**Exercise**
Print the material below exactly as it stands, please, from its first line to the line holding "from matplotlib.patches import Patch", with no pictures.
— Start —
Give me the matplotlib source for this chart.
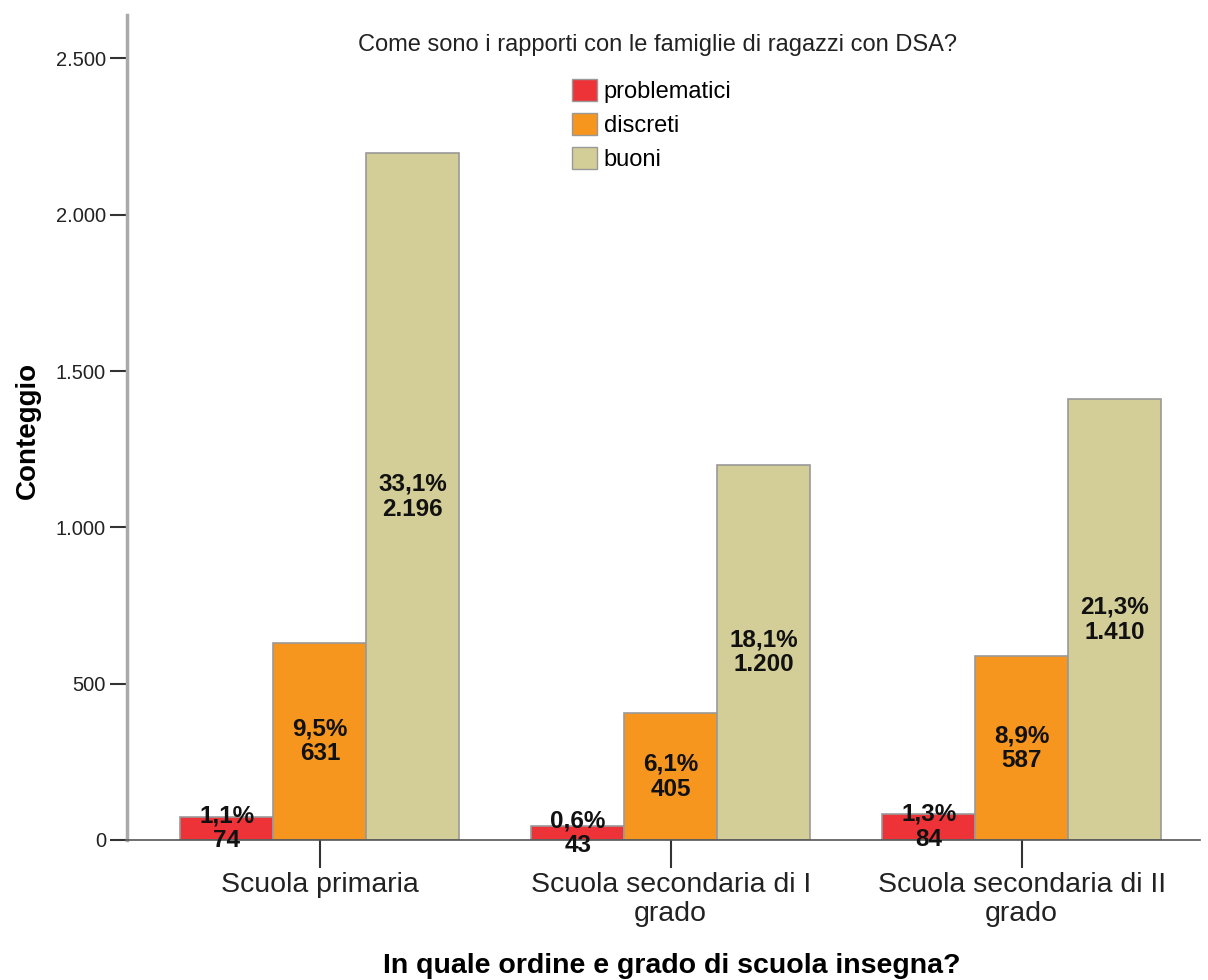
import matplotlib.pyplot as plt
import numpy as np
from matplotlib.patches import Patch

# Dati
scuole = ['Scuola primaria', 'Scuola secondaria di I\ngrado', 'Scuola secondaria di II\ngrado']
risposte = ['problematici', 'discreti', 'buoni']
problematici = [74, 43, 84]
discreti = [631, 405, 587]
buoni = [2196, 1200, 1410]
perc_problematici = ['1,1%', '0,6%', '1,3%']
perc_discreti = ['9,5%', '6,1%', '8,9%']
perc_buoni = ['33,1%', '18,1%', '21,3%']
colori = ['#EE3338', '#F6961E', '#D3CE97']
y_ticks = [0, 500, 1000, 1500, 2000, 2500]

plt.rcParams['font.family'] = ['Liberation Sans', 'DejaVu Sans']

fig = plt.figure(figsize=(12.08, 9.8), dpi=100)
ax = fig.add_axes([0.105, 0.143, 0.888, 0.842])

x = np.arange(len(scuole))
larghezza = 0.265
serie = [problematici, discreti, buoni]
percentuali = [perc_problematici, perc_discreti, perc_buoni]

for i, (valori, perc) in enumerate(zip(serie, percentuali)):
    pos = x + (i - 1) * larghezza
    ax.bar(pos, valori, width=larghezza, color=colori[i], edgecolor='#999999', linewidth=1.2)
    # etichette al centro della barra
    for px, v, p in zip(pos, valori, perc):
        testo = p + '\n' + format(v, ',').replace(',', '.')
        ax.text(px, v / 2, testo, ha='center', va='center', fontsize=17.5,
                fontweight='bold', linespacing=1.12, color='#111111')

ax.set_xlim(-0.55, 2.507)
ax.set_ylim(0, 2640)
ax.set_xticks(x)
ax.set_xticklabels(scuole, fontsize=20.5, linespacing=1.15, color='#222222')
ax.set_yticks(y_ticks)
ax.set_yticklabels([format(t, ',').replace(',', '.') for t in y_ticks], fontsize=14.5,
                   color='#222222')
ax.tick_params(axis='x', length=20, width=1.5, color='#333333', pad=3)
ax.tick_params(axis='y', length=12, width=1.5, color='#333333', pad=3)

for s in ['top', 'right']:
    ax.spines[s].set_visible(False)
ax.spines['left'].set_color('#AAAAAA')
ax.spines['left'].set_linewidth(2.5)
ax.spines['bottom'].set_color('#555555')
ax.spines['bottom'].set_linewidth(1.2)

fig.text(0.023, 0.561, 'Conteggio', rotation=90, ha='center', va='center',
         fontsize=20, fontweight='bold')
fig.text(0.556, 0.0143, 'In quale ordine e grado di scuola insegna?', ha='center',
         va='center', fontsize=20.5, fontweight='bold')

# Titolo e legenda
fig.text(0.544, 0.954, 'Come sono i rapporti con le famiglie di ragazzi con DSA?',
         ha='center', va='center', fontsize=17, color='#222222')
maniglie = [Patch(facecolor=c, edgecolor='#999999') for c in colori]
fig.legend(maniglie, risposte, loc='upper left', bbox_to_anchor=(0.4735, 0.919),
           frameon=False, prop={'size': 17},
           handlelength=1.05, handleheight=1.05, handletextpad=0.3, labelspacing=0.42,
           borderaxespad=0, borderpad=0)

fig.savefig('out.png', dpi=100)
— End —
**Task answer**
Give me the matplotlib source for this chart.
import matplotlib.pyplot as plt
import numpy as np
from matplotlib.patches import Patch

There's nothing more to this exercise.